Attraction rarely looks like a movie scene. There’s no perfectly timed wink or impossibly confident conversation. More often, it’s clumsy, a little messy — the laugh that comes a beat too early, the pause where words should be, the restless fingers tapping on a glass.
These small moments can be nothing… or they can be the body’s way of quietly letting feelings slip out.
The Link Between Nerves and Attraction
Nervousness isn’t always about fear. Sometimes it’s a physical response to caring about the outcome of an interaction. The heart picks up, breathing shifts, muscles feel tense. All of that energy has to go somewhere.

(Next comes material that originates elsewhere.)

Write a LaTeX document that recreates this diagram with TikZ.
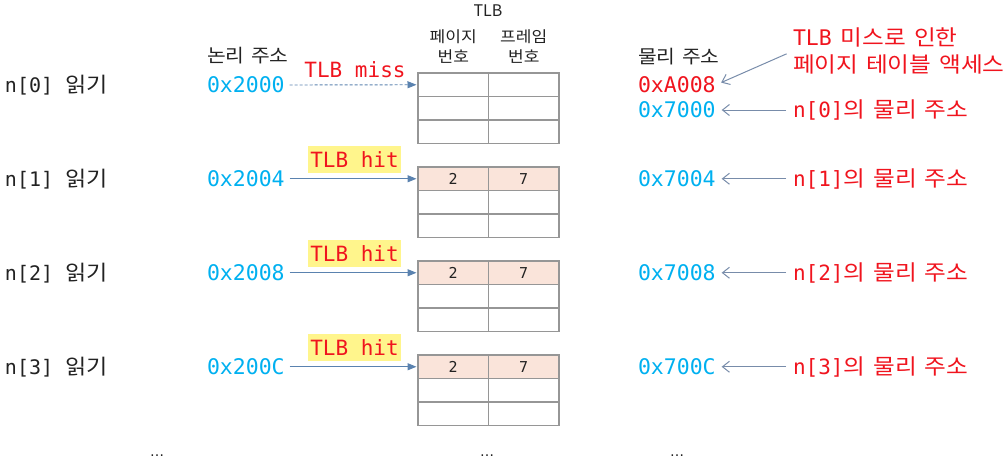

For some, it comes out in motion — fiddling with a ring, adjusting a sleeve. For others, it’s more in the voice: a stumble, a laugh, a sudden change in tone. And, yes, sometimes it’s just personality. Some people fidget all the time. But if certain habits only show up around one person, it might not be coincidence.
1. Fidgeting or Extra Movement
A bouncing leg under the table. Fingers tracing the rim of a cup. Someone shifting their stance without obvious reason. These movements might be subtle, but they’re often the body’s way of releasing tension.

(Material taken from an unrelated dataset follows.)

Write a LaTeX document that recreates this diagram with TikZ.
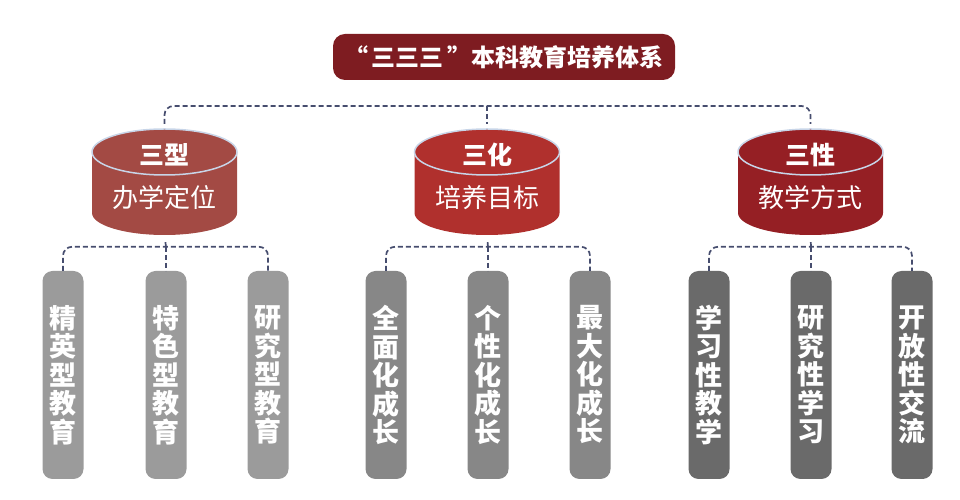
\documentclass[tikz,border=0pt]{standalone}
\usepackage{fontspec}
\newfontfamily\cjk{Noto Sans CJK SC}
\usetikzlibrary{positioning}

\definecolor{titlered}{HTML}{7E1C21}
\definecolor{cylA}{HTML}{A34A44}
\definecolor{cylB}{HTML}{B0302D}
\definecolor{cylC}{HTML}{951F24}
\definecolor{barA}{HTML}{9B9B9B}
\definecolor{barB}{HTML}{878787}
\definecolor{barC}{HTML}{6A6A6A}
\definecolor{linkblue}{HTML}{464D6E}
\definecolor{rimblue}{HTML}{C8D5E8}

\tikzset{
  link/.style={draw=linkblue, line width=1.7pt, dash pattern=on 5pt off 3pt},
  rim/.style={draw=rimblue, line width=1.5pt},
  titlebox/.style={fill=titlered, rounded corners=12pt, minimum width=342pt, minimum height=46pt,
    inner sep=0pt, text=white, font=\cjk\bfseries\fontsize{24}{26}\selectfont},
  cylhead/.style={text=white, font=\cjk\bfseries\fontsize{25}{27}\selectfont},
  cyltext/.style={text=white, font=\cjk\fontsize{26}{28}\selectfont},
  bar/.style={rounded corners=10pt, minimum width=41pt, minimum height=208pt, inner sep=0pt,
    text=white, align=center, font=\cjk\bfseries\fontsize{27}{28.5}\selectfont}
}

\begin{document}
\begin{tikzpicture}[x=1pt, y=1pt]
\useasboundingbox (0,0) rectangle (960,500);

\node[titlebox] (title) at (504,443) {“\,三三三\,”本科教育培养体系};

% cylinders
\foreach \n/\x/\c/\h/\t in {type/164.5/cylA/三型/办学定位, goal/487/cylB/三化/培养目标, mode/810.5/cylC/三性/教学方式} {
  \fill[\c] (\x-72.5,348) -- (\x-72.5,287) arc[start angle=180, end angle=360, x radius=72.5, y radius=22]
    -- (\x+72.5,348) -- cycle;
  \draw[rim, fill=\c] (\x,348) ellipse [x radius=72.5, y radius=23];
  \node[cylhead] at (\x,345) {\h};
  \node[cyltext] at (\x,302) {\t};
  \node[inner sep=0pt, minimum width=145pt, minimum height=106pt] (\n) at (\x,318) {};
}

% bars
\node[bar, fill=barA] (type1) at (63,125) {精\\英\\型\\教\\育};
\node[bar, fill=barA] (type2) at (166,125) {特\\色\\型\\教\\育};
\node[bar, fill=barA] (type3) at (268,125) {研\\究\\型\\教\\育};
\node[bar, fill=barB] (goal1) at (386,125) {全\\面\\化\\成\\长};
\node[bar, fill=barB] (goal2) at (488,125) {个\\性\\化\\成\\长};
\node[bar, fill=barB] (goal3) at (590,125) {最\\大\\化\\成\\长};
\node[bar, fill=barC] (mode1) at (709,125) {学\\习\\性\\教\\学};
\node[bar, fill=barC] (mode2) at (811,125) {研\\究\\性\\学\\习};
\node[bar, fill=barC] (mode3) at (912,125) {开\\放\\性\\交\\流};

% connectors
\coordinate (top) at (487,394);
\draw[link, rounded corners=9pt, shorten <=5pt, shorten >=5pt] (type.north) |- (top) -| (mode.north);
\draw[link, shorten >=5pt] (top) -- (goal.north);

\foreach \g in {type, goal, mode} {
  \path (\g2.north) ++(0,24) coordinate (\g j);
  \draw[link, rounded corners=9pt] (\g1.north) |- (\g j) -| (\g3.north);
  \draw[link] (\g j) -- (\g2.north);
  \draw[link, shorten <=7pt] (\g.south) -- (\g j);
}
\end{tikzpicture}
\end{document}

Think of a group chat in a café: one person is relaxed, leaning back. Then someone else arrives, and without even thinking, they start rolling a napkin into a tight spiral.
2. Fixing Hair, Clothes, or Accessories
Touching hair, straightening a shirt, smoothing a skirt — these actions can be small but telling. Not because the person thinks, “I must look better now,” but because grooming is almost instinctive when someone we care about is near.
Maybe they don’t even realise they’ve tucked their hair behind their ear twice in the past minute.
3. Blushing and Unplanned Smiles
Some reactions are hard to hide. A flush of colour across the cheeks. A smile that appears before there’s time to control it. The kind of smile that doesn’t look posed, just genuine.
This might happen after a compliment, or for no clear reason other than standing close enough to feel the moment.
4. Speech That’s Just a Bit Off
When attraction kicks in, even people who normally speak smoothly can trip over their words. Sentences restart, phrasing changes mid-way, or there’s a laugh that doesn’t seem tied to anything funny.
It’s not forgetfulness — it’s the brain juggling too much: forming thoughts while staying hyper-aware of the other person’s presence.
5. Standing Closer
People naturally gravitate toward those they like. It can be a small lean forward when listening or standing just inside someone’s personal space without crossing a line.
In a room full of people, it’s the difference between standing “near” someone and choosing to be close enough to catch a quiet comment.
6. Copying Movements
Mirroring happens when someone subconsciously matches another’s posture, gestures, or pace. It’s subtle — crossing arms a few seconds later, taking a sip after the other person does, even laughing in the same rhythm.
It’s not done on purpose; it’s more of a quiet alignment, the body syncing up without thinking about it.
7. Eye Contact That Lingers
Eyes give away more than most realise. A slightly longer gaze. Pupils that widen. Or a softness in the expression that’s different from casual conversation.
It’s the difference between looking at a person because they’re talking and looking at them because they’re the person talking.
Not Every Sign Means Romance
It’s important to remember that context matters. Blushing could be temperature. Fidgeting might be habit. Some people just stand close because they’re comfortable with everyone.
The signs mean more when they show up together — and when they repeat in the same company.
The Quiet Patterns
Attraction, more often than not, is quiet. It doesn’t announce itself. It’s in the tapping fingers, the smile that sneaks in, the way someone leans forward without realising. One sign may be nothing. A cluster of them? That might be something else entirely.